Studi ini menawarkan sebagian dari data paling kuat tentang apakah investasi AI perusahaan benar-benar membuahkan hasil. Meski begitu, tidak semuanya berjalan mulus.
Masalah dalam studi dan implikasinya
Gangguan teknis terjadi pada 7% wawancara AI. Selain itu, 5% kandidat menutup telepon karena enggan berbicara dengan robot.
Pelamar juga menilai AI “significantly less natural” dibanding percakapan dengan manusia — hal yang bisa dimaklumi mengingat keterbatasan teknologi suara saat ini.
Namun di antara mereka yang menyelesaikan proses, 70% menilai wawancara AI secara positif. Angka itu lebih tinggi dibanding sekitar setengah dari kandidat yang diwawancarai manusia. Hasil ini membuat para perekrut profesional terkejut, karena banyak yang menduga teknologinya akan gagal.
Fakta kunci
- Wawancara yang dipimpin AI menghasilkan 12% lebih banyak tawaran kerja dibanding perekrut manusia.
- Karyawan yang direkrut AI bertahan rata-rata 17% lebih lama daripada yang direkrut perekrut manusia.
- Gangguan teknis terjadi pada 7% wawancara AI.
- 5% kandidat menutup telepon saat wawancara AI karena enggan berbicara dengan robot.
- Di antara kandidat yang menuntaskan proses, 70% menilai wawancara AI positif, dibanding sekitar setengah pada wawancara manusia.
Saat diberi pilihan, hampir 80% kandidat memilih wawancara AI.
Faktor kenyamanan ikut berperan, karena kandidat bisa menjadwalkan panggilan kapan pun sesuai kebutuhan. Studi ini juga menemukan pandangan kandidat tentang AI cenderung positif, yang kemungkinan mendorong tingkat partisipasi.
Hasilnya mengejutkan bahkan bagi para peneliti. Selama ini interaksi sosial dianggap keunggulan manusia, sesuatu yang sulit ditiru mesin meski pemrosesan bahasa alami terus maju.
“Saya cukup terkejut bahwa agen suara AI sama baiknya dalam mengumpulkan data melalui interaksi sosial,” kata Brian.
Mengapa keberhasilan jangka pendek belum tentu berlanjut jangka panjang
Namun, studi ini menunjukkan kinerja yang lebih baik tidak otomatis berarti kasus bisnis yang lebih kuat.
Wawancara AI memang bisa dijadwalkan lebih cepat. Tetapi perekrut manusia membutuhkan waktu dua kali lebih lama untuk menelaah hasilnya. Keuntungan efisiensi itu pun cepat menguap.

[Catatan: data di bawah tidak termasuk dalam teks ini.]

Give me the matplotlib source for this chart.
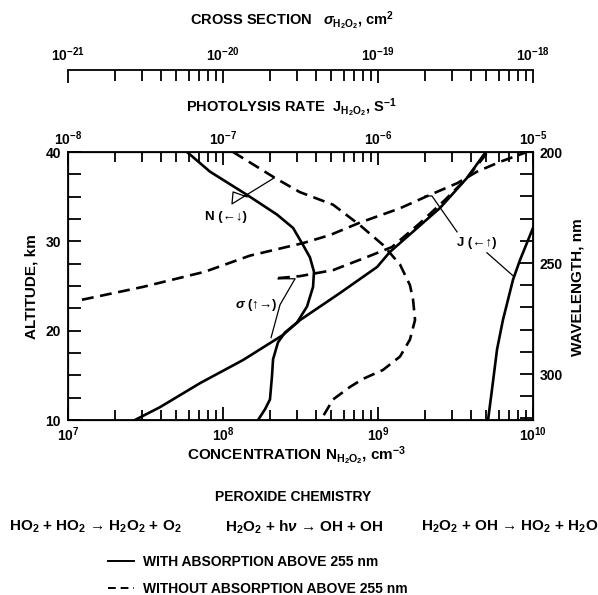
"""Peroxide chemistry: H2O2 concentration, photolysis rate and cross section."""

import matplotlib
matplotlib.use('Agg')
import matplotlib.pyplot as plt
from matplotlib.lines import Line2D
from matplotlib.ticker import LogLocator, MultipleLocator, NullFormatter, FixedLocator
import numpy as np

plt.rcParams['font.family'] = ['Liberation Sans', 'DejaVu Sans']
plt.rcParams['font.weight'] = 'bold'
plt.rcParams['mathtext.fontset'] = 'custom'
plt.rcParams['mathtext.rm'] = 'Liberation Sans:bold'
plt.rcParams['mathtext.it'] = 'Liberation Sans:italic:bold'
plt.rcParams['mathtext.bf'] = 'Liberation Sans:bold'
plt.rcParams['mathtext.sf'] = 'Liberation Sans:bold'

# concentration N(H2O2) vs altitude
n_with_alt = [40, 37.8, 35.2, 33.0, 31.5, 29.6, 28.2, 26.6, 24.9, 22.7, 20.9,
              19.8, 18.7, 16.8, 14.9, 12.3, 11.2, 10]
n_with_val = [10**7.768, 10**7.916, 10**8.155, 10**8.348, 10**8.452, 10**8.516,
              10**8.561, 10**8.587, 10**8.581, 10**8.542, 10**8.477, 10**8.40,
              10**8.355, 10**8.323, 10**8.316, 10**8.303, 10**8.271, 10**8.226]
n_without_alt = [40, 37.1, 35.5, 34.1, 31.8, 29.6, 27.4, 25.1, 23.5, 21.2, 19.0,
                 17.1, 15.6, 14.6, 13.7, 12.3, 10.4, 10]
n_without_val = [10**8.065, 10**8.335, 10**8.497, 10**8.71, 10**8.884, 10**9.032,
                 10**9.142, 10**9.206, 10**9.226, 10**9.239, 10**9.206, 10**9.142,
                 10**9.032, 10**8.903, 10**8.819, 10**8.71, 10**8.645, 10**8.626]

# photolysis rate J(H2O2) vs altitude
j_with_alt = [10, 13.35, 17.9, 21.2, 25.7, 27.9, 31.5, 35.0]
j_with_val = [10**-5.29, 10**-5.265, 10**-5.232, 10**-5.194, 10**-5.129,
              10**-5.084, 10**-5.0, 10**-4.92]
j_without_alt = [23.46, 24.9, 26.6, 28.4, 29.8, 30.7, 32.1, 33.7, 35.2, 36.5,
                 37.8, 38.9, 40]
j_without_val = [10**-7.91, 10**-7.516, 10**-7.116, 10**-6.826, 10**-6.484,
                 10**-6.31, 10**-6.116, 10**-5.858, 10**-5.665, 10**-5.49,
                 10**-5.361, 10**-5.213, 10**-5.039]

# cross section sigma(H2O2) vs wavelength
s_with_wl = [320.7, 314.9, 304.1, 293.7, 282.4, 275.7, 263.5, 251.8, 245.0,
             225.2, 211.7, 200.5]
s_with_val = [10**-20.568, 10**-20.406, 10**-20.148, 10**-19.871, 10**-19.613,
              10**-19.503, 10**-19.245, 10**-19.006, 10**-18.923, 10**-18.6,
              10**-18.426, 10**-18.31]
s_without_wl = [256.8, 255.9, 253.2, 247.3, 242.8, 232.0, 221.6, 211.7, 200.5]
s_without_val = [10**-19.645, 10**-19.503, 10**-19.29, 10**-19.071, 10**-18.91,
                 10**-18.729, 10**-18.568, 10**-18.426, 10**-18.297]

n_ticks = [1e7, 1e8, 1e9, 1e10]
j_ticks = [1e-8, 1e-7, 1e-6, 1e-5]
s_ticks = [1e-21, 1e-20, 1e-19, 1e-18]
wl_ticks = [200, 250, 300]

# leader lines in (N, altitude) units
lead_n = ([10**8.155, 10**8.065, 10**8.058, 10**8.329], [34.97, 35.53, 34.19, 37.09])
lead_j1 = ([10**9.303, 10**9.348, 10**9.51], [35.08, 35.08, 31.06])
lead_j2 = ([10**9.703, 10**9.871], [28.72, 26.15])
lead_s = ([10**8.355, 10**8.465, 10**8.368, 10**8.31], [25.81, 25.81, 22.91, 19.22])

W, H = 598, 595
fig = plt.figure(figsize=(W / 100, H / 100), dpi=100)

L, R, T, B = 68, 533, 152, 420
pos = [L / W, 1 - B / H, (R - L) / W, (B - T) / H]
ax = fig.add_axes(pos)
ax.set_xscale('log')
ax.set_xlim(1e7, 1e10)
ax.set_ylim(10, 40)

lw = 1.9
dash = (4.5, 2.5)
ax.plot(n_with_val, n_with_alt, color='black', lw=lw)
ax.plot(n_without_val, n_without_alt, color='black', lw=lw, dashes=dash)

minor_subs = np.arange(2, 10)
tick_kw = dict(direction='in', color='black', width=1.3, labelsize=10)
ax.tick_params(which='major', length=9.4, pad=5, **tick_kw)
ax.tick_params(which='minor', length=7, **tick_kw)
ax.tick_params(axis='y', which='minor', length=9.4)
ax.xaxis.set_major_locator(FixedLocator(n_ticks))
ax.xaxis.set_minor_locator(LogLocator(base=10, subs=minor_subs, numticks=10))
ax.xaxis.set_minor_formatter(NullFormatter())
ax.yaxis.set_major_locator(MultipleLocator(10))
ax.yaxis.set_minor_locator(MultipleLocator(2.5))
ax.tick_params(axis='x', pad=4)
for s in ax.spines.values():
    s.set_linewidth(1.3)

# photolysis rate (top axis)
axj = ax.twiny()
axj.set_xscale('log')
axj.set_xlim(1e-8, 1e-5)
axj.plot(j_with_val, j_with_alt, color='black', lw=lw)
axj.plot(j_without_val, j_without_alt, color='black', lw=lw, dashes=dash)
axj.tick_params(which='major', length=9.4, pad=3, **tick_kw)
axj.tick_params(which='minor', length=7, **tick_kw)
axj.xaxis.set_major_locator(FixedLocator(j_ticks))
axj.xaxis.set_minor_locator(LogLocator(base=10, subs=minor_subs, numticks=10))
axj.xaxis.set_minor_formatter(NullFormatter())

# wavelength (right axis) with cross section
axw = ax.twinx()
axw.set_ylim(320.7, 200)
axw.yaxis.set_major_locator(FixedLocator(wl_ticks))
axw.yaxis.set_minor_locator(MultipleLocator(10))
axw.tick_params(which='both', length=9.4, pad=5, **tick_kw)

axs = fig.add_axes(pos, frameon=False)
axs.set_xscale('log')
axs.set_xlim(1e-21, 1e-18)
axs.set_ylim(320.7, 200)
axs.axis('off')
axs.plot(s_with_val, s_with_wl, color='black', lw=lw)
axs.plot(s_without_val, s_without_wl, color='black', lw=lw, dashes=dash)

# leaders and curve labels
for xs, ys in (lead_n, lead_j1, lead_j2, lead_s):
    ax.plot(xs, ys, color='black', lw=0.9)
ax.text(10**8.019, 32.74, 'N (←↓)', fontsize=9.5, ha='center', va='center')
ax.text(10**9.639, 29.83, 'J (←↑)', fontsize=9.5, ha='center', va='center')
ax.text(10**8.213, 22.91, r'$\sigma$ (↑→)', fontsize=9.5, ha='center', va='center')

# cross-section scale
sp = [L / W, 1 - 82 / H, (R - L) / W, 12 / H]
axc = fig.add_axes(sp)
axc.set_xscale('log')
axc.set_xlim(1e-21, 1e-18)
axc.set_yticks([])
for k in ('left', 'right', 'bottom'):
    axc.spines[k].set_visible(False)
axc.spines['top'].set_linewidth(1.3)
axc.xaxis.tick_top()
axc.xaxis.set_major_locator(FixedLocator(s_ticks))
axc.xaxis.set_minor_locator(LogLocator(base=10, subs=minor_subs, numticks=10))
axc.xaxis.set_minor_formatter(NullFormatter())
axc.tick_params(which='major', length=9.4, pad=4, **tick_kw)
axc.tick_params(which='minor', length=8, **tick_kw)
axc.patch.set_visible(False)

# titles and axis labels
fs = 10.5
fig.text(292 / W, 1 - 21 / H, r'CROSS SECTION   $\sigma_{\mathrm{H_2O_2}}$, cm$^2$',
         fontsize=fs, ha='center', va='center')
fig.text(291 / W, 1 - 108 / H, r'PHOTOLYSIS RATE  J$_{\mathrm{H_2O_2}}$, S$^{-1}$',
         fontsize=fs, ha='center', va='center')
fig.text(297 / W, 1 - 456 / H, r'CONCENTRATION N$_{\mathrm{H_2O_2}}$, cm$^{-3}$',
         fontsize=11, ha='center', va='center')
fig.text(31 / W, 1 - 287 / H, 'ALTITUDE, km', fontsize=11, rotation=90,
         ha='center', va='center')
fig.text(578 / W, 1 - 287 / H, 'WAVELENGTH, nm', fontsize=11, rotation=90,
         ha='center', va='center')

fig.text(293 / W, 1 - 497 / H, 'PEROXIDE CHEMISTRY', fontsize=10,
         ha='center', va='center')
fig.text(95 / W, 1 - 527 / H, r'HO$_2$ + HO$_2$ → H$_2$O$_2$ + O$_2$',
         fontsize=11, ha='center', va='center')
fig.text(304 / W, 1 - 527 / H, r'H$_2$O$_2$ + h$\nu$ → OH + OH',
         fontsize=11, ha='center', va='center')
fig.text(510 / W, 1 - 527 / H, r'H$_2$O$_2$ + OH → HO$_2$ + H$_2$O',
         fontsize=11, ha='center', va='center')

handles = [Line2D([], [], color='black', lw=1.4),
           Line2D([], [], color='black', lw=1.4, dashes=(4, 2.5))]
fig.legend(handles, ['WITH ABSORPTION ABOVE 255 nm', 'WITHOUT ABSORPTION ABOVE 255 nm'],
           loc='upper left', bbox_to_anchor=(108 / W, 1 - 555 / H), frameon=False,
           fontsize=10, handlelength=1.9, handletextpad=0.6, labelspacing=0.95,
           borderpad=0, borderaxespad=0)

fig.savefig('out.png', dpi=100)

Temuan ini selaras dengan riset terbaru dari MIT yang menunjukkan 95% proyek AI perusahaan gagal memberikan pengembalian yang terukur, meski ada belanja korporasi bernilai miliaran dolar.

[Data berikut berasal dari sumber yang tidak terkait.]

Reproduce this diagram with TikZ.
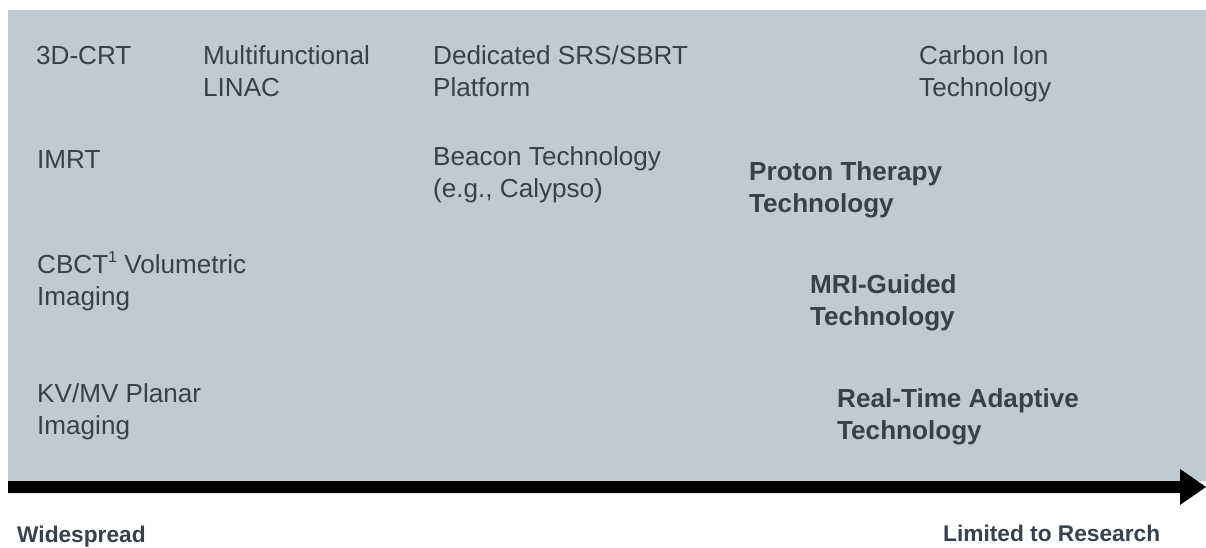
\documentclass[tikz,border=0pt]{standalone}
\usepackage{fontspec}
\setmainfont{Liberation Sans}
\definecolor{panel}{HTML}{BFCAD1}
\definecolor{ink}{HTML}{36414C}
\newcommand\twolines[2]{\vtop{\hbox{#1}\hbox{#2}}}
\newcommand\supone{\raisebox{0.42em}{\fontsize{16}{16}\selectfont 1}}
\tikzset{
  lbl/.style={anchor=base west, inner sep=0pt, text=ink, font=\fontsize{26.1}{32}\selectfont},
  blbl/.style={lbl, font=\fontsize{26.1}{32.5}\selectfont\bfseries},
  endlbl/.style={anchor=base west, inner sep=0pt, text=ink, font=\fontsize{22.7}{27}\selectfont\bfseries},
}
\begin{document}
\begin{tikzpicture}[x=1pt,y=-1pt]
\useasboundingbox (0,0) rectangle (1206,548);
\fill[panel] (8,10) rectangle (1206,481);
% axis arrow
\coordinate (axstart) at (8,481);
\coordinate (axend) at (1206,487);
\fill[black] (axstart) -- (1180,481) -- (1180,469) -- (axend) -- (1180,505) -- (1180,493) -- (8,493) -- cycle;
% labels
\node[lbl] (crt) at (36,65) {3D-CRT};
\node[lbl] (linac) at (203,65) {\twolines{Multifunctional}{LINAC}};
\node[lbl] (srs) at (433,65) {\twolines{Dedicated SRS/SBRT}{Platform}};
\node[lbl] (carbon) at (919,65) {\twolines{Carbon Ion}{Technology}};
\node[lbl] (imrt) at (37,169) {IMRT};
\node[lbl] (beacon) at (433,166) {\twolines{Beacon Technology}{(e.g., Calypso)}};
\node[blbl] (proton) at (749,180) {\twolines{Proton Therapy}{Technology}};
\node[lbl] (cbct) at (37,273) {\twolines{CBCT\supone\ Volumetric}{Imaging}};
\node[blbl] (mri) at (810,293) {\twolines{MRI-Guided}{Technology}};
\node[lbl] (kv) at (37,402) {\twolines{KV/MV Planar}{Imaging}};
\node[blbl] (rt) at (837,407) {\twolines{Real-Time Adaptive}{Technology}};
\node[endlbl] (wide) at (17,542) {Widespread};
\node[endlbl] (limited) at (943,541) {Limited to Research};
\end{tikzpicture}
\end{document}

Apakah alat rekrutmen berbasis AI masuk akal secara finansial bergantung pada konteks. Perusahaan kecil di wilayah dengan gaji perekrut rendah bisa kesulitan membenarkan biaya awal. Sebaliknya, korporasi besar yang memproses ribuan lamaran di pasar tenaga kerja berbiaya tinggi mungkin melihat penghematan nyata.
Aspek kualitas juga penting. Jika AI benar-benar menemukan kandidat yang lebih baik dan bertahan lebih lama, perusahaan menghemat biaya penggantian — terutama di sektor seperti call center dengan tingkat keluar-masuk tinggi.
“Kita harus beralih dari wacana ‘mungkin’ ke wacana yang lebih pasti, agar kita tidak kehilangan rasionalitas kita,” kata Brian.